%%
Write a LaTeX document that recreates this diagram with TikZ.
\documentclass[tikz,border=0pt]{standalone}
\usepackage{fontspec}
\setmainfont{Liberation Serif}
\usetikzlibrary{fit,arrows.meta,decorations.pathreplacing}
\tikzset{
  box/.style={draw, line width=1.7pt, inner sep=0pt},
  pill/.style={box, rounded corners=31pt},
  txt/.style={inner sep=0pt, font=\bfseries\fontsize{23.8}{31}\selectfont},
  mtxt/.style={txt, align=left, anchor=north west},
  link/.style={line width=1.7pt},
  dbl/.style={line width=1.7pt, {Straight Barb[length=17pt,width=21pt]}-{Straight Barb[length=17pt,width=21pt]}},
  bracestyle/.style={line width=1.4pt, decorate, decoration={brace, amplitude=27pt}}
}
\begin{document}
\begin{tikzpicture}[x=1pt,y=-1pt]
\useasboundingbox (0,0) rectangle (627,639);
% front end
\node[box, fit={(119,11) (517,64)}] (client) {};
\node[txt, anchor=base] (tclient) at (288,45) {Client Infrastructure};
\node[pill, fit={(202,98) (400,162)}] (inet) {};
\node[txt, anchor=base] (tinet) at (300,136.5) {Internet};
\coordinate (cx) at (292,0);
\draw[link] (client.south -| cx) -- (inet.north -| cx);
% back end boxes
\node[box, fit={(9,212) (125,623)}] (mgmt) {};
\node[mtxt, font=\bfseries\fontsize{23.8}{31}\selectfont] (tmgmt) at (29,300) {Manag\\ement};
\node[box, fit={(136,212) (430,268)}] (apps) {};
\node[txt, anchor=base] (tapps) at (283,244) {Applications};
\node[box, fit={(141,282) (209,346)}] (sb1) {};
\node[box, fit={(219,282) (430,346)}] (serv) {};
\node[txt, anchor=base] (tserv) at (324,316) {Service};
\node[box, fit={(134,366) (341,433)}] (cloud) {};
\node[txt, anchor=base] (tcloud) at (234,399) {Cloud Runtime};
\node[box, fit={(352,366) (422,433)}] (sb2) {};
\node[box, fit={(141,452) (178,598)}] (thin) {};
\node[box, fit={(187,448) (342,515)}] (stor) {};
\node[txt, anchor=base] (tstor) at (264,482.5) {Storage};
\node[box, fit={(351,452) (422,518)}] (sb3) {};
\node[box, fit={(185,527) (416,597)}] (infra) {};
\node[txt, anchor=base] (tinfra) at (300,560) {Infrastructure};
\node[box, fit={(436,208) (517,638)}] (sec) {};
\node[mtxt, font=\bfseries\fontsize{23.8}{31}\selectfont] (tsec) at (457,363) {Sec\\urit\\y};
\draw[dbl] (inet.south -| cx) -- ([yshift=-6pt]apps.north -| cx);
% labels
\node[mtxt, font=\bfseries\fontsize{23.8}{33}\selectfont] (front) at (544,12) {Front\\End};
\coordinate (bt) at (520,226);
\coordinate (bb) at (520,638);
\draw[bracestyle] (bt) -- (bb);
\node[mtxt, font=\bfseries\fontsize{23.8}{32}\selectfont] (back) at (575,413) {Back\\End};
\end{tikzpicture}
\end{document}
%%
EXERCISE GOAL: Repeat the listing exactly, from its first line to its last.

OUTPUT FOR THIS EXERCISE:
Write a LaTeX document that recreates this diagram with TikZ.
\documentclass[tikz,border=0pt]{standalone}
\usepackage{fontspec}
\setmainfont{Liberation Serif}
\usetikzlibrary{fit,arrows.meta,decorations.pathreplacing}
\tikzset{
  box/.style={draw, line width=1.7pt, inner sep=0pt},
  pill/.style={box, rounded corners=31pt},
  txt/.style={inner sep=0pt, font=\bfseries\fontsize{23.8}{31}\selectfont},
  mtxt/.style={txt, align=left, anchor=north west},
  link/.style={line width=1.7pt},
  dbl/.style={line width=1.7pt, {Straight Barb[length=17pt,width=21pt]}-{Straight Barb[length=17pt,width=21pt]}},
  bracestyle/.style={line width=1.4pt, decorate, decoration={brace, amplitude=27pt}}
}
\begin{document}
\begin{tikzpicture}[x=1pt,y=-1pt]
\useasboundingbox (0,0) rectangle (627,639);
% front end
\node[box, fit={(119,11) (517,64)}] (client) {};
\node[txt, anchor=base] (tclient) at (288,45) {Client Infrastructure};
\node[pill, fit={(202,98) (400,162)}] (inet) {};
\node[txt, anchor=base] (tinet) at (300,136.5) {Internet};
\coordinate (cx) at (292,0);
\draw[link] (client.south -| cx) -- (inet.north -| cx);
% back end boxes
\node[box, fit={(9,212) (125,623)}] (mgmt) {};
\node[mtxt, font=\bfseries\fontsize{23.8}{31}\selectfont] (tmgmt) at (29,300) {Manag\\ement};
\node[box, fit={(136,212) (430,268)}] (apps) {};
\node[txt, anchor=base] (tapps) at (283,244) {Applications};
\node[box, fit={(141,282) (209,346)}] (sb1) {};
\node[box, fit={(219,282) (430,346)}] (serv) {};
\node[txt, anchor=base] (tserv) at (324,316) {Service};
\node[box, fit={(134,366) (341,433)}] (cloud) {};
\node[txt, anchor=base] (tcloud) at (234,399) {Cloud Runtime};
\node[box, fit={(352,366) (422,433)}] (sb2) {};
\node[box, fit={(141,452) (178,598)}] (thin) {};
\node[box, fit={(187,448) (342,515)}] (stor) {};
\node[txt, anchor=base] (tstor) at (264,482.5) {Storage};
\node[box, fit={(351,452) (422,518)}] (sb3) {};
\node[box, fit={(185,527) (416,597)}] (infra) {};
\node[txt, anchor=base] (tinfra) at (300,560) {Infrastructure};
\node[box, fit={(436,208) (517,638)}] (sec) {};
\node[mtxt, font=\bfseries\fontsize{23.8}{31}\selectfont] (tsec) at (457,363) {Sec\\urit\\y};
\draw[dbl] (inet.south -| cx) -- ([yshift=-6pt]apps.north -| cx);
% labels
\node[mtxt, font=\bfseries\fontsize{23.8}{33}\selectfont] (front) at (544,12) {Front\\End};
\coordinate (bt) at (520,226);
\coordinate (bb) at (520,638);
\draw[bracestyle] (bt) -- (bb);
\node[mtxt, font=\bfseries\fontsize{23.8}{32}\selectfont] (back) at (575,413) {Back\\End};
\end{tikzpicture}
\end{document}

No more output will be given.